Son dos kilómetros y medio de
bajada pronunciada. En un tramo, ya más de mediada la pendiente, aparece una
pequeña fuente a la derecha. Es una fuente que desprende un hilo de agua del
tamaño de un meñique desde una piedra en cuña colocada con mimo. Seguramente es
obra de un vaquero cuidadoso. Estas fuentecillas perdidas, pero que alguien
mantiene con esmero, siempre enternecen a los caminantes.
Abajo topamos con el cauce
semiseco del Sonsaz que, a estas alturas del verano, no tiene flujo continuo y
sólo pequeñas pozas guardan ranas y truchas poco más grandes que alevines. Hay,
en este punto y junto al cauce del río, una cabaña y tres mesas de pizarra con
sus bancos. Allí nos sentamos a descansar y a tomar un bocado. Nos da pena
dejar el lugar pero, tras media hora de descanso, emprendemos la marcha
nuevamente. Siguen los pinos densos y algunos sumamente esbeltos en la subida.
Tiene ésta aproximadamente un kilómetro y medio y, a su derecha, mediada la
cuesta, sale otra pista forestal que hay que dejar atrás.

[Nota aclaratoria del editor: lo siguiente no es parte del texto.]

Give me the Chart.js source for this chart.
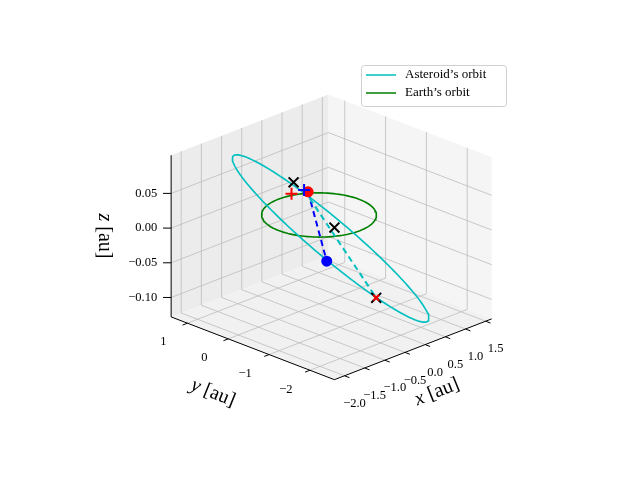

Culmina la subida en una señal de
curvas. A partir de ahí, todo ya es bajada. Primero suave, hasta salir del
pinar, y luego ya más pronunciada pero sin grandes desniveles hasta bajar, tras
algo mas de 7 kilómetros,
hasta el pueblo de Majaelrayo.
Esta bajada tan larga se hace
algo tediosa y, el terreno, ya desprovisto de sombras, propicia más calor. Otro
regato de agua ameniza la bajada. Hay una caseta y un horno de pizarra y varias
mesas de idéntica factura a su lado. Descansamos de nuevo pero poco tiempo,
porque nos comen los mosquitos.
Al llegar a una nueva bifurcación
de caminos, se divisa Majaelrayo, un pueblo de pizarras bajo el pico Ocejón, y perezosamente nos
dejamos caer por la cuesta, ya suave, hacia el pueblo. Es la una cuando
llegamos. Mañana desharemos el camino en sentido inverso. Pero mañana ya será
otro día. Hoy hemos sido felices.
9 comentarios:
Me voy con el velocípedo, luego a la vuelta te cuento una historia cuasilegendaria...
dl·S
d:D´
¡Hombre Soros! que sorpresa ver de nuevo tus sabrosos relatos y más por estas tierras tan nuestras.

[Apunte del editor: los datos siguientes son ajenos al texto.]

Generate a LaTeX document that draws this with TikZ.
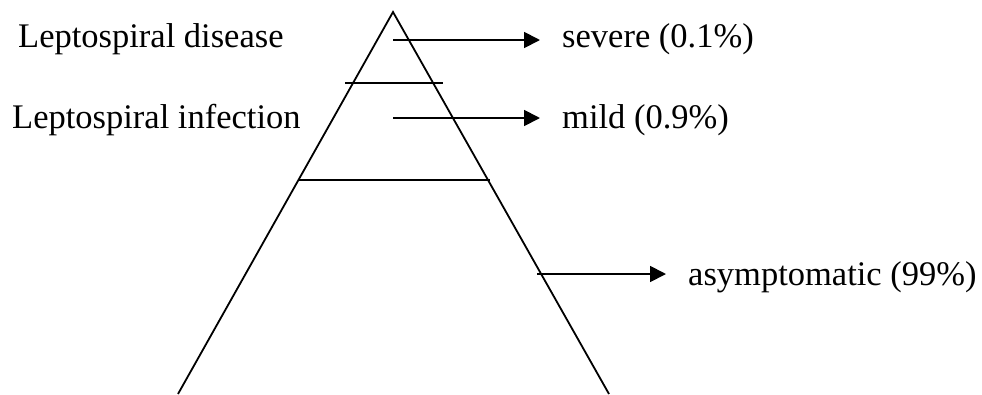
\documentclass[tikz,border=0pt]{standalone}
\usepackage{fontspec}
\setmainfont{Liberation Serif}
\usetikzlibrary{arrows.meta,positioning}

\begin{document}
\begin{tikzpicture}[
        x=1pt, y=-1pt,
        edge/.style={line width=1.8pt, line join=miter},
        label/.style={inner sep=0pt, anchor=base west, font=\fontsize{34.5}{40}\selectfont},
        arrow/.style={-{Triangle[length=16pt,width=16pt]}, line width=1.8pt, shorten >=22pt}
    ]
    \useasboundingbox (0,0) rectangle (982,394);

    % Pyramid corners
    \coordinate (apex) at (393,12);
    \coordinate (baseL) at (178,394);
    \coordinate (baseR) at (609,394);

    % Cross bars
    \coordinate (bar1L) at (345,83);
    \coordinate (bar1R) at (443,83);
    \coordinate (bar2L) at (298,180);
    \coordinate (bar2R) at (490,180);

    % Arrow starts
    \coordinate (from1) at (393,40);
    \coordinate (from2) at (393,118);
    \coordinate (from3) at (537,274);

    % Left labels
    \node[label] (disease) at (18,47) {Leptospiral disease};
    \node[label] (infection) at (12,128) {Leptospiral infection};

    % Right labels
    \node[label] (severe) at (562,47) {severe (0.1\%)};
    \node[label] (mild) at (562,128) {mild (0.9\%)};
    \node[label] (asym) at (688,285) {asymptomatic (99\%)};

    % Pyramid
    \draw[edge] (baseL) -- (apex) -- (baseR);
    \draw[edge] (bar1L) -- (bar1R);
    \draw[edge] (bar2L) -- (bar2R);

    % Arrows
    \draw[arrow] (from1) -- (from1 -| severe.west);
    \draw[arrow] (from2) -- (from2 -| mild.west);
    \draw[arrow] (from3) -- (from3 -| asym.west);

\end{tikzpicture}
\end{document}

Que gran idea hacer esa ruta tan agreste y muchas gracias por narrala.
La vuelta, también será muy interesante.
Un saludo
Disculpadme ambos, pero estoy en una época de mucho viajar y poco escribir y esto hace que tenga los blogs algo abandonados.

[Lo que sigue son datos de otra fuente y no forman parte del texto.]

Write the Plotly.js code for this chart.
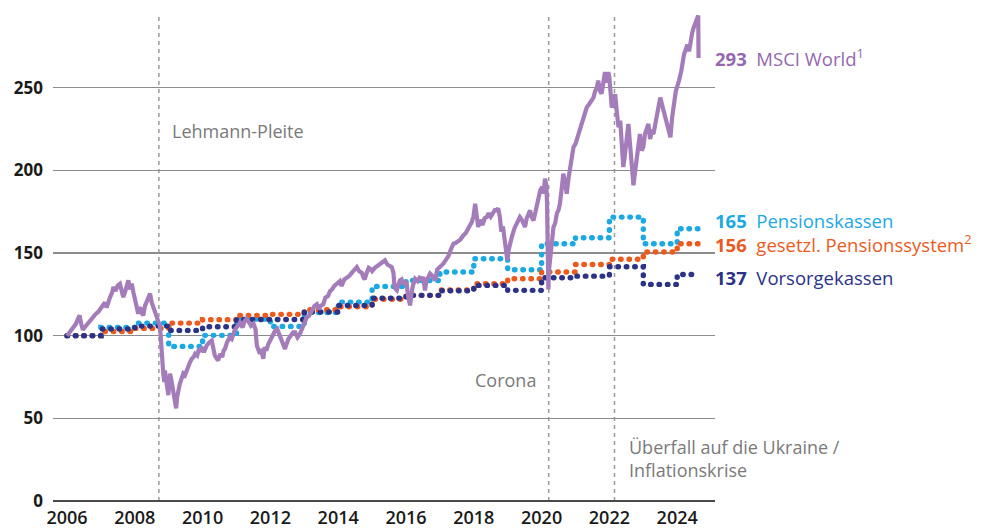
<!DOCTYPE html>
<html>
<head>
<meta charset="utf-8">
<script src="https://cdn.plot.ly/plotly-3.0.1.min.js"></script>
<style>
  html, body { margin: 0; padding: 0; background: #fff; }
  #chart { width: 985px; height: 529px; }
</style>
</head>
<body>
<div id="chart"></div>
<script>
// ---- Data (index, 2006 = 100) ----
// MSCI World: time in decimal years and index values
const msciT = [2006.00,2006.06,2006.12,2006.19,2006.26,2006.32,2006.37,2006.42,2006.47,2006.52,2006.58,2006.63,2006.70,2006.76,2006.84,2006.92,2006.98,
2007.05,2007.12,2007.17,2007.22,2007.27,2007.33,2007.37,2007.43,2007.50,2007.56,2007.60,2007.66,2007.72,2007.77,2007.81,2007.86,2007.91,2007.96,
2008.00,2008.05,2008.10,2008.15,2008.20,2008.25,2008.30,2008.37,2008.45,2008.50,2008.55,2008.60,2008.65,2008.70,2008.74,2008.77,2008.79,2008.82,2008.84,2008.87,2008.89,2008.92,2008.94,2008.97,2008.99,
2009.02,2009.04,2009.08,2009.12,2009.16,2009.20,2009.22,2009.25,2009.29,2009.33,2009.38,2009.43,2009.48,2009.53,2009.58,2009.63,2009.68,2009.73,2009.78,2009.84,2009.88,2009.92,2009.97,
2010.04,2010.08,2010.12,2010.20,2010.27,2010.31,2010.36,2010.42,2010.46,2010.52,2010.58,2010.62,2010.66,2010.72,2010.80,2010.86,2010.90,2010.96,
2011.04,2011.10,2011.18,2011.24,2011.30,2011.36,2011.43,2011.50,2011.56,2011.60,2011.64,2011.69,2011.72,2011.76,2011.79,2011.83,2011.88,2011.94,2011.99,
2012.06,2012.14,2012.20,2012.28,2012.34,2012.40,2012.43,2012.48,2012.53,2012.60,2012.67,2012.73,2012.80,2012.87,2012.95,
2013.02,2013.07,2013.14,2013.22,2013.30,2013.37,2013.43,2013.48,2013.56,2013.62,2013.70,2013.76,2013.82,2013.88,2013.95,
2014.05,2014.10,2014.18,2014.25,2014.32,2014.40,2014.50,2014.55,2014.62,2014.70,2014.74,2014.78,2014.84,2014.90,2014.94,
2015.00,2015.08,2015.15,2015.23,2015.30,2015.38,2015.45,2015.52,2015.58,2015.63,2015.66,2015.70,2015.73,2015.78,2015.82,2015.87,2015.92,2015.97,
2016.02,2016.06,2016.10,2016.12,2016.16,2016.20,2016.27,2016.34,2016.40,2016.47,2016.51,2016.54,2016.56,2016.60,2016.66,2016.71,2016.78,2016.82,2016.86,2016.92,2016.98,
2017.05,2017.10,2017.18,2017.25,2017.32,2017.40,2017.46,2017.52,2017.60,2017.69,2017.76,2017.84,2017.90,2017.94,2017.99,
2018.04,2018.07,2018.10,2018.13,2018.18,2018.22,2018.26,2018.32,2018.38,2018.44,2018.50,2018.56,2018.62,2018.67,2018.72,2018.77,2018.81,2018.86,2018.90,2018.92,2018.96,2018.99,
2019.03,2019.08,2019.12,2019.20,2019.28,2019.36,2019.42,2019.48,2019.51,2019.56,2019.62,2019.66,2019.70,2019.76,2019.82,2019.88,2019.96,
2020.02,2020.06,2020.10,2020.14,2020.16,2020.18,2020.20,2020.22,2020.26,2020.30,2020.35,2020.40,2020.45,2020.50,2020.54,2020.60,2020.64,2020.70,2020.74,2020.80,2020.84,2020.90,2020.94,
2021.00,2021.06,2021.13,2021.20,2021.27,2021.33,2021.40,2021.46,2021.53,2021.58,2021.63,2021.67,2021.72,2021.77,2021.82,2021.87,2021.91,2021.94,2021.97,
2022.00,2022.04,2022.07,2022.12,2022.17,2022.22,2022.27,2022.32,2022.36,2022.41,2022.45,2022.50,2022.56,2022.60,2022.64,2022.68,2022.71,2022.75,2022.80,2022.85,2022.90,2022.95,
2023.00,2023.05,2023.10,2023.15,2023.20,2023.25,2023.30,2023.36,2023.42,2023.46,2023.50,2023.55,2023.60,2023.65,2023.70,2023.75,2023.80,2023.85,2023.90,2023.96,
2024.05,2024.12,2024.20,2024.26,2024.30,2024.35,2024.39,2024.44,2024.49,2024.54,2024.58,2024.62,2024.63];
const msciV = [100,101.5,103,104.5,107,110,112.3,107,103.5,105,106.5,108,110,111,113,114.3,116,
118,120,117,121,123.3,126,129.4,127,130.5,131.4,127,123.3,127,130,133.4,128,131.4,126,
123.3,118,113.3,117.3,114,112.3,118,122,125.4,120,116.3,113,111.2,108,106.2,98,89.1,82,77,72,79,74,71,67,64,
72,77,73,68,63,58,56,63,68,71,74,77,76,79,82,84,86,87,89,88,91,91,93,
90,92,94,96,97,93,88,86,85,89,87,91,92,96,99,98,101,104,
106,108,105,109,110.3,108,106,107.3,104,94,91,89,92,88,86,93,91,95,97,
101,103,104,100,98,94,92,95,98,100,102,102,99,101,105,
109,111,112,115,118,119,116,118,119,123,124,127,128,130,131,
133,130,134,135,136,138,140.5,141.5,139,138,135.4,134,138,141,140.5,
139,141,142,143.5,144,145.5,143,142,141.5,138,130,128,127.4,131,133.4,134,131,133,
131.4,124,120,118.3,125,130,134.4,133,135,134,135.4,129,127.4,133,136,137.5,136,134,133.4,140,141,
142,143.5,146,148,152,155.6,156,157,158,160.6,162,165,167,168.7,172,
179.8,175,168,165.7,170,168,167,171,171.7,174,172,174,176,175.8,177,171.7,163,166,160,155.6,150,145.5,
152,157,159.6,165,169,171.7,170,166,165.7,171,174,175.8,172,169.7,175,181,187.9,
190,186,195,191,180,150,128,140,150,158,165.7,168,174,176,179.8,190,198,192,185.9,196,202,208,214,
216,220,226,230,234,238,240,242,244,248,250,254.3,248,246.3,255,259.4,253,258,259.4,
256,245,238,241,246,235,226,230,214,202,208,216,228,218,205,198,190.9,198,207,218,222,212,
214,222,226,228,219,223,222,228,233,238,244,240,236,234,228,224,220,232,242,248,
254,260,270,274,276,272,278.5,283,286.6,290,292.6,293.6,268];

// Annual step series (value valid from start of each year)
const stepYears = [2006,2007,2008,2009,2010,2011,2012,2013,2014,2015,2016,2017,2018,2019,2020,2021,2022,2023,2024];
const seriesEnd = 2024.62;
const pensionskassen = [100,105,107.6,93.5,100.2,110,105.6,114,120.3,129.8,133.4,138.5,146.5,139.9,155.6,159.2,171.7,155.6,164.7];
const gesetzlPension = [100,102.5,104.4,107.6,109.7,112.3,112.9,115.7,117.5,122,124.4,127.6,131.4,134.4,138.5,143,146.2,150.6,155.6];
const vorsorgekassen = [100,104,105.8,103.2,105.4,109.8,109.8,114.3,118.3,122.7,124.4,127.2,130.4,127.4,135,136,141.7,131,137];

// Events (decimal years)
const eventDates = [2008.71, 2020.21, 2022.15];
const eventTop = 293.6;
const eventLabels = ["Lehmann-Pleite", "Corona", "Überfall auf die Ukraine /<br>Inflationskrise"];

// End labels
const endValues = ["293", "165", "156", "137"];
const endNames = ["MSCI World<sup>1</sup>", "Pensionskassen", "gesetzl. Pensionssystem<sup>2</sup>", "Vorsorgekassen"];

// Tick labels
const yTicks = [0, 50, 100, 150, 200, 250];
const xTicks = [2006,2008,2010,2012,2014,2016,2018,2020,2022,2024];

// ---- Styles ----
const cPurple = '#a47cba', cPurpleText = '#9468ae';
const cLight = '#1ba8e3', cOrange = '#eb5b1e', cNavy = '#2c3387';

function stepTrace(vals, color) {
  return {
    x: stepYears.concat([seriesEnd]),
    y: vals.concat([vals[vals.length - 1]]),
    type: 'scatter', mode: 'lines',
    line: { color: color, width: 5.4, shape: 'hv', dash: '0.5px,7.9px' },
    hoverinfo: 'skip'
  };
}

const traces = [
  stepTrace(pensionskassen, cLight),
  stepTrace(gesetzlPension, cOrange),
  stepTrace(vorsorgekassen, cNavy),
  { x: msciT, y: msciV, type: 'scatter', mode: 'lines',
    line: { color: cPurple, width: 4.2 }, hoverinfo: 'skip' }
];

const shapes = eventDates.map(d => ({
  type: 'line', xref: 'x', yref: 'y', x0: d, x1: d, y0: 0, y1: eventTop,
  line: { color: '#9a9a9a', width: 1.5, dash: '4px,4px' }, layer: 'below'
}));

const grayFont = { family: 'Open Sans, sans-serif', size: 18, color: '#7a7a7a', weight: 500 };
const annotations = [
  { xref: 'x', yref: 'y', x: eventDates[0], y: 224, text: eventLabels[0], showarrow: false,
    xanchor: 'left', yanchor: 'middle', xshift: 11, font: grayFont },
  { xref: 'x', yref: 'y', x: eventDates[1], y: 73, text: eventLabels[1], showarrow: false,
    xanchor: 'right', yanchor: 'middle', xshift: -11, font: grayFont },
  { xref: 'x', yref: 'y', x: eventDates[2], y: 26, text: eventLabels[2], showarrow: false,
    xanchor: 'left', yanchor: 'middle', align: 'left', xshift: 13, font: grayFont }
];
const endColors = [cPurpleText, cLight, cOrange, cNavy];
const endY = [268.3, 169.6, 155.8, 135.3];
for (let i = 0; i < endValues.length; i++) {
  annotations.push({
    xref: 'paper', yref: 'y', x: 1, y: endY[i], xanchor: 'left', yanchor: 'middle', xshift: -2,
    showarrow: false, align: 'left',
    text: '<b>' + endValues[i] + '</b>&nbsp;&nbsp;' + endNames[i],
    font: { family: 'Open Sans, sans-serif', size: 18.5, color: endColors[i], weight: 500 }
  });
}

const layout = {
  width: 985, height: 529,
  margin: { l: 53, r: 270, t: 5, b: 28, pad: 0 },
  paper_bgcolor: '#fff', plot_bgcolor: '#fff',
  showlegend: false, hovermode: false,
  xaxis: {
    range: [2005.587, 2025.115], tickvals: xTicks, ticktext: xTicks.map(String),
    showgrid: false, zeroline: false, showline: false, ticks: '',
    tickfont: { family: 'Open Sans, sans-serif', size: 18, color: '#1a1a1a', weight: 600 },
    ticklabelstandoff: 4
  },
  yaxis: {
    range: [0, 300], tickvals: yTicks, ticktext: yTicks.map(String),
    showgrid: true, gridcolor: '#8c8c8c', gridwidth: 1.4,
    zeroline: true, zerolinecolor: '#4a4a4a', zerolinewidth: 2,
    showline: false, ticks: '',
    tickfont: { family: 'Open Sans, sans-serif', size: 17, color: '#1a1a1a', weight: 700 },
    ticklabelstandoff: 9
  },
  shapes: shapes,
  annotations: annotations
};

Plotly.newPlot('chart', traces, layout, { staticPlot: true, displayModeBar: false }).then(() => {
  document.querySelectorAll('.scatterlayer .js-line').forEach(p => {
    if (p.style.strokeDasharray && p.style.strokeDasharray !== 'none') p.style.strokeLinecap = 'round';
  });
});
</script>
</body>
</html>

Un saludo a los dos y gracias por los comentarios.
pensar en esas cuestas se me ponen los pelos de punta, pero pensar en los bosques ahora en otoño... se me esponja todo.
a veces hago un paseíto de una hora aprox. por los bosques de mi aldea, caminos coincidentes con la vía de la plata, y siempre me acuerdo de vosotros, os imagino pasando por allí, los dos, al mismo paso.
Sí, por fortuna, la vida nos permite seguir al mismo paso. Tal vez por eso las cuestas las aceptamos sin mirar arriba y las entretenemos con el paso pequeño y poco ambicioso del que sabe que ha de administrar sus fuerzas.
La Vía de la Plata, qué lejos queda. Se han pasado ya nueve años como si nada.
el paso pequeño y poco ambicioso del que sabe que ha de administrar sus fuerzas.
recordaré esa frase cuando noto que en las cuestas "me quedo"... y se me olvida quie camino por placer, porque se convierte en una pesadumbre, me cabrea y me pone triste a la vez comprobar mi fatiga.
ya tengo muy gastada la frase de "subir como un viejo para llegar arriba como un joven"
ahora pensaré en la tuya, y tu serenidad. quizá ayude.
el finde próximo iré a Samos, aunque no te lo creas no conozco aquello. tengo intención de hacer una, al menos, jornada de caminante.
a ver.
Uno camina porque quiere. Puede que con la ilusión de encontrar algo fuera o dentro de uno mismo o, quizás, por ambas cosas. El tiempo es secundario.
Caminamos desde Triacastela. Pero siempre eludimos la ruta de Samos. No sé porqué.
Esta es la narración de nuestro primer recorrido:
http://www.atienza.info/camino/textos/Etapas32.htm
Bicos.
¡Válgame! una jornada pacífica y feliz, pero imagino que agotadora.
:)
No creas que tanto, Insumisa. Músculos y huesos también tienen memoria y cuando se les acostumbra a caminar durante horas, lo terminan asumiendo y, si no les fuerzas, dan menos dolor que placer las caminatas.